Agentic pentesting is an advanced cybersecurity approach that uses AI-powered autonomous agents to conduct penetration testing with human-like reasoning and adaptability. Unlike traditional automated scanners that follow rigid rules, agentic systems can plan attack strategies, make decisions based on application responses, and chain together complex exploit sequences—all while understanding your unique business context.
Think of it as having an elite red team working 24/7, except these team members are AI agents that never get tired, can test thousands of attack vectors simultaneously, and learn from every interaction.
How Agentic Pentesting Differs from Traditional Methods
Traditional penetration testing relies heavily on human expertise, making it expensive, time-consuming, and, hence, difficult to scale. Manual pentests typically occur once or twice yearly, leaving significant security gaps between assessments.
Automated pentesting tools offer more frequent testing. By automating penetration testing you can save up to 90% of the time compared to manual approaches pentests. What typically takes 4 to 5 days can be reduced to just a few hours or minutes with automated tools. However, a lot of automated pentesting solutions often struggle with false positives and cannot understand complex business logic.
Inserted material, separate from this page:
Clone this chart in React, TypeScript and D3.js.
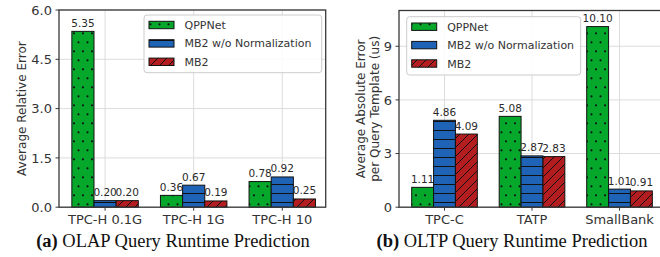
import React from "react";
import * as d3 from "d3";

const seriesNames = ["QPPNet", "MB2 w/o Normalization", "MB2"];
const seriesColors = ["#05a82b", "#1f63b6", "#b31d1f"];
const seriesHatch = ["dots", "hlines", "diag"];

const olapCategories = ["TPC-H 0.1G", "TPC-H 1G", "TPC-H 10"];
const olapQPPNet = [5.35, 0.36, 0.78];
const olapMB2woNorm = [0.2, 0.67, 0.92];
const olapMB2 = [0.2, 0.19, 0.25];
const olapTicks = [0, 1.5, 3.0, 4.5, 6.0];

const oltpCategories = ["TPC-C", "TATP", "SmallBank"];
const oltpQPPNet = [1.11, 5.08, 10.1];
const oltpMB2woNorm = [4.86, 2.87, 1.01];
const oltpMB2 = [4.09, 2.83, 0.91];
const oltpTicks = [0, 3, 6, 9];

const SANS = "'DejaVu Sans', sans-serif";
const SERIF = "'Liberation Serif', 'DejaVu Serif', serif";
const AXIS = "#383838";
const GRID = "#dcdcdc";

type PanelProps = {
  categories: string[];
  series: number[][];
  yMax: number;
  ticks: number[];
  tickFmt: (v: number) => string;
  left: number;
  right: number;
  top: number;
  bottom: number;
  yLabel: string[];
  yLabelX: number[];
  legendBox: { x: number; y: number; w: number; h: number };
  caption: [string, string];
  captionX: number;
};

function Panel(p: PanelProps) {
  const x = d3.scaleLinear().domain([-0.52, 2.49]).range([p.left, p.right]);
  const y = d3.scaleLinear().domain([0, p.yMax]).range([p.bottom, p.top]);
  const step = x(1) - x(0);
  const bw = step * 0.25;
  const midY = (p.top + p.bottom) / 2;
  const lb = p.legendBox;
  return (
    <g>
      {/* grid */}
      {p.categories.map((c, i) => (
        <line key={"gx" + i} x1={x(i)} x2={x(i)} y1={p.top} y2={p.bottom} stroke={GRID} strokeWidth={1} />
      ))}
      {p.ticks.map((t, i) => (
        <line key={"gy" + i} x1={p.left} x2={p.right} y1={y(t)} y2={y(t)} stroke={GRID} strokeWidth={1} />
      ))}
      {/* bars */}
      {p.series.map((vals, s) =>
        vals.map((v, i) => {
          const bx = x(i) + (s - 1) * bw - bw / 2;
          const by = y(v);
          const bh = y(0) - y(v);
          return (
            <g key={"b" + s + "-" + i}>
              <rect x={bx} y={by} width={bw} height={bh} fill={seriesColors[s]} />
              <rect x={bx} y={by} width={bw} height={bh} fill={`url(#${seriesHatch[s]})`} />
              <rect x={bx} y={by} width={bw} height={bh} fill="none" stroke="#111" strokeWidth={1} />
            </g>
          );
        })
      )}
      {/* value labels */}
      {p.series.map((vals, s) =>
        vals.map((v, i) => (
          <text
            key={"v" + s + "-" + i}
            x={x(i) + (s - 1) * bw}
            y={y(v) - 4.5}
            textAnchor="middle"
            fontFamily={SANS}
            fontSize={10.5}
            fill="#2a2a2a"
          >
            {v.toFixed(2)}
          </text>
        ))
      )}
      {/* frame */}
      <rect x={p.left} y={p.top} width={p.right - p.left} height={p.bottom - p.top} fill="none" stroke={AXIS} strokeWidth={1.3} />
      {/* y ticks */}
      {p.ticks.map((t, i) => (
        <g key={"yt" + i}>
          <line x1={p.left - 3.5} x2={p.left} y1={y(t)} y2={y(t)} stroke={AXIS} strokeWidth={1} />
          <text x={p.left - 7} y={y(t) + 4.7} textAnchor="end" fontFamily={SANS} fontSize={13} fill="#333">
            {p.tickFmt(t)}
          </text>
        </g>
      ))}
      {/* x ticks */}
      {p.categories.map((c, i) => (
        <g key={"xt" + i}>
          <line x1={x(i)} x2={x(i)} y1={p.bottom} y2={p.bottom + 3.5} stroke={AXIS} strokeWidth={1} />
          <text x={x(i)} y={p.bottom + 17} textAnchor="middle" fontFamily={SANS} fontSize={13} fill="#333">
            {c}
          </text>
        </g>
      ))}
      {/* y label */}
      {p.yLabel.map((l, i) => (
        <text
          key={"yl" + i}
          transform={`translate(${p.yLabelX[i]},${midY}) rotate(-90)`}
          textAnchor="middle"
          fontFamily={SANS}
          fontSize={12}
          fill="#333"
        >
          {l}
        </text>
      ))}
      {/* legend */}
      <rect x={lb.x} y={lb.y} width={lb.w} height={lb.h} rx={3} fill="white" fillOpacity={0.85} stroke="#cccccc" strokeWidth={1} />
      {seriesNames.map((n, s) => {
        const cy = lb.y + 10 + s * 18.4;
        const px = lb.x + 5;
        return (
          <g key={"lg" + s}>
            <rect x={px} y={cy - 3.7} width={25} height={7.4} fill={seriesColors[s]} />
            <rect x={px} y={cy - 3.7} width={25} height={7.4} fill={`url(#${seriesHatch[s]})`} />
            <rect x={px} y={cy - 3.7} width={25} height={7.4} fill="none" stroke="#111" strokeWidth={1} />
            <text x={px + 35.5} y={cy + 4} fontFamily={SANS} fontSize={11} fill="#333">
              {n}
            </text>
          </g>
        );
      })}
      {/* caption */}
      <text x={p.captionX} y={247} textAnchor="middle" fontFamily={SERIF} fontSize={18.5} fill="#111">
        <tspan fontWeight="bold">{p.caption[0]}</tspan>
        <tspan>{" " + p.caption[1]}</tspan>
      </text>
    </g>
  );
}

export default function App() {
  return (
    <svg
      width={660}
      height={257}
      viewBox="0 0 660 257"
      style={{ position: "absolute", left: 0, top: 0, background: "white" }}
    >
      <defs>
        <pattern id="dots" patternUnits="userSpaceOnUse" width={9} height={18}>
          <circle cx={2} cy={15.3} r={1.1} fill="#111" />
          <circle cx={6.5} cy={6.3} r={1.1} fill="#111" />
        </pattern>
        <pattern id="hlines" patternUnits="userSpaceOnUse" width={9} height={9}>
          <line x1={0} x2={9} y1={4.5} y2={4.5} stroke="#111" strokeWidth={1} />
        </pattern>
        <pattern id="diag" patternUnits="userSpaceOnUse" width={9} height={9}>
          <path d="M0,9 L9,0 M-2.25,2.25 L2.25,-2.25 M6.75,11.25 L11.25,6.75" stroke="#111" strokeWidth={1} />
        </pattern>
      </defs>
      <rect x={0} y={0} width={660} height={257} fill="white" />
      <Panel
        categories={olapCategories}
        series={[olapQPPNet, olapMB2woNorm, olapMB2]}
        yMax={6}
        ticks={olapTicks}
        tickFmt={(v) => v.toFixed(1)}
        left={59}
        right={325.7}
        top={10}
        bottom={207.2}
        yLabel={["Average Relative Error"]}
        yLabelX={[26]}
        legendBox={{ x: 144, y: 15, w: 177.7, h: 57.7 }}
        caption={["(a)", "OLAP Query Runtime Prediction"]}
        captionX={173}
      />
      <Panel
        categories={oltpCategories}
        series={[oltpQPPNet, oltpMB2woNorm, oltpMB2]}
        yMax={11}
        ticks={oltpTicks}
        tickFmt={(v) => String(v)}
        left={399}
        right={662.4}
        top={10.5}
        bottom={207.2}
        yLabel={["Average Absolute Error", "per Query Template (us)"]}
        yLabelX={[364.5, 379]}
        legendBox={{ x: 406.7, y: 16.7, w: 174, h: 58.3 }}
        caption={["(b)", "OLTP Query Runtime Prediction"]}
        captionX={512}
      />
    </svg>
  );
}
You have to know what to look into.
Agentic pentesting bridges this gap by combining the depth and adaptability of human testers with the speed, scalability, and consistency of automation. The result is security testing that delivers real-world attack simulations with machine-level efficiency.
How Agentic Pentesting Works
When it comes to agentic pentesting, vulnerability scanning alone is not enough. The whole process should start with Discovery and end with Remediation.
Automated offensive security scanners often stop at the exploitation phase. They detect vulnerabilities and move on. They miss platform features and allow you only limited productivity gain. Agentic pentesting must complete the entire security lifecycle, from initial reconnaissance through validated exploitation to actionable remediation guidance.
The Five-Phase Agentic Pentesting Cycle
1. Discovery
AI agents map your entire attack surface: APIs, endpoints, authentication flows, data handling processes. Unlike static scanners, agents adapt their reconnaissance based on what they find—discovering hidden endpoints, undocumented APIs, and complex user workflows.
2. Scanning
Agents don't just run predefined tests. They analyze application responses, understand business logic, and generate custom attack scenarios based on your specific architecture. An agent testing a checkout flow reasons about payment processing, session management, and authorization—not just generic injection patterns.
3. Exploitation
This is where agentic systems separate from traditional tools. Agents chain multi-step exploits, validate actual exploitability, and prove business impact. They don't report theoretical vulnerabilities—they demonstrate working exploits in sandboxed environments.
4. Reporting
Reports include full attack chains, reproduction steps, code-level impact analysis, and prioritization based on actual business risk—not just CVSS scores.
5. Remediation
AI-powered remediation guidance provides specific code fixes, architectural recommendations, and validates that patches actually eliminate the vulnerability.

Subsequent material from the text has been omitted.